A question was posed by an honorable Nebraska fellow as to how an old trench lawyer might view the efficacy of a president having a chat with a special counsel charged with investigating him. While I may lack the inscrutable tactical acumen of former United States Attorney, Rudy Giuliani, who foretold that he would have this wrapped up* in “a week or two,” a few considerations come to mind.
It’s often beneficial to agree to an interview.** It allows a target or subject the opportunity to do so at his relative convenience and to fully prepare in advance for the interview. There is much to be gleaned from the questions asked, the tone of the interrogation, even the people at the table. Everything from who does the questioning to the “tells” of those taking notes provides insight into what they’re truly interested in, what they’re trying to get out.
Understand that there are invariably questions posed which they already know the answer to, or at least believe they do, so as to create the “perjury trap.” Often, these questions are posed in a tricky way, often overbroad or impossible to answer with complete accuracy. Any crack in the response can be exploited as a lie by a reasonably competent prosecutor. Still, knowing this going in makes it far easier to address.
Since it’s a voluntary interview, done with the informality of a nice talk across a big table, there are two huge benefits for the defense. There is opportunity for discussion, for questions, when a question is posed. If the question is overbroad, the lawyer can raise the point, jumping in to challenge the question and ask the interrogator to narrow it, to provide meaningful time frames or limitations so that the question is answerable.

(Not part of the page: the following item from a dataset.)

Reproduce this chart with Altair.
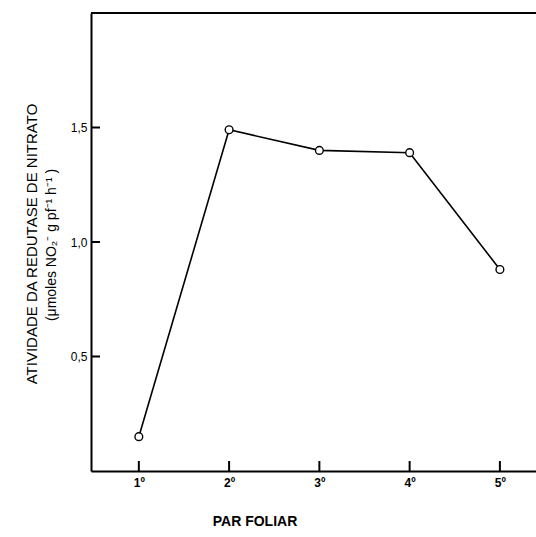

More significantly, the defense lawyer can do a Nancy Reagan and just say no. It’s a voluntary interview, and if a question is posed that the lawyer deems either inappropriate or potentially disastrous, he can tell the interrogator so and direct his client not to answer. Whether it’s a “leap to your feet and scream j’accuse” situation or a calm, “well, that’s a question that we believe to be improper,” the opportunity is there.
Does that mean you’ve just undermined the entire purpose of the interview, a grand jury subpoena pushed across the table? Not at all. There will be a great many questions posed, and perhaps a few refused. Is it worth it to go nuclear? Has there been more than sufficient cooperation that a few refused questions won’t make the other side escalate the situation? Can they refine their question, their tone, such that they can get the information they seek without asking it in such an accusatory or problematic way? Usually so.
And what if things do get out of control, a meltdown or two by angry prosecutors at their subject’s intransigence when they really want answers? Often, it’s just a game being played, such as threats made of dire consequences for refusal to comply. They have the subect’s attention, and get to poke their victim without being filtered through his lawyer. Does he really want to spend the rest of his life in prison? Maybe a prison rape story, or discussion of the health benefits of Nutriloaf?
This is where the defense lawyer can do his magic, calling out the obvious effort to scare the subject into acquiescing. Prosecutorial threats are a well-worn method of getting people to do, to say, what they want. Defense lawyers have heard it all before and aren’t particularly inclined to start shaking uncontrollably. More to the point, they stare into the eyes of the tough, flea-bitten prosecutor and tell him to do whatever he’s got to do. That’s where they back down, turn down the volume from eleven, because the defense has a nuclear option of its own.
The defense lawyer slowly rises from his seat, grabs his briefcase and announces, “we’re done.” As the subject’s presence is voluntary, the defense can end the interview whenever it wants. Play the game too hard and they walk away. Bear in mind, the prosecution wants that free interview more than the defense does, and they get nothing if the subject walks out the door.
There are a few conditions that make a voluntary interview a sound tactical choice: that the subject is teachable as to how to answer questions, will follow directions, most importantly to stop talking when the lawyer’s mouth opens, and not lie. Can the subject control his impulses? Can the subject express himself in reasonably comprehensible terms? Can the subject stop talking when told to stop talking?
These are all surprising difficult questions for the best of clients under the best of circumstances. No matter how much time and effort is put into preparing a client, there will be mistakes made. There always are. But most are willing and able to follow instructions, to learn, to listen, to let their lawyer do his job.
So will this work for Donald Trump?
*Bob Mueller would have to be made of ice to resist Rudy’s warmth and charm.
**Most voluntary interviews include a “proffer agreement,” what we delightfully call a “Queen for a Day,” which precludes the affirmative use of anything said during the interview, but does not protect the subject from lies or use of his statements should he testify differently later. Whether Trump would get a Queen for a Day is unclear, given that we’re in relatively virgin territory interrogating a president.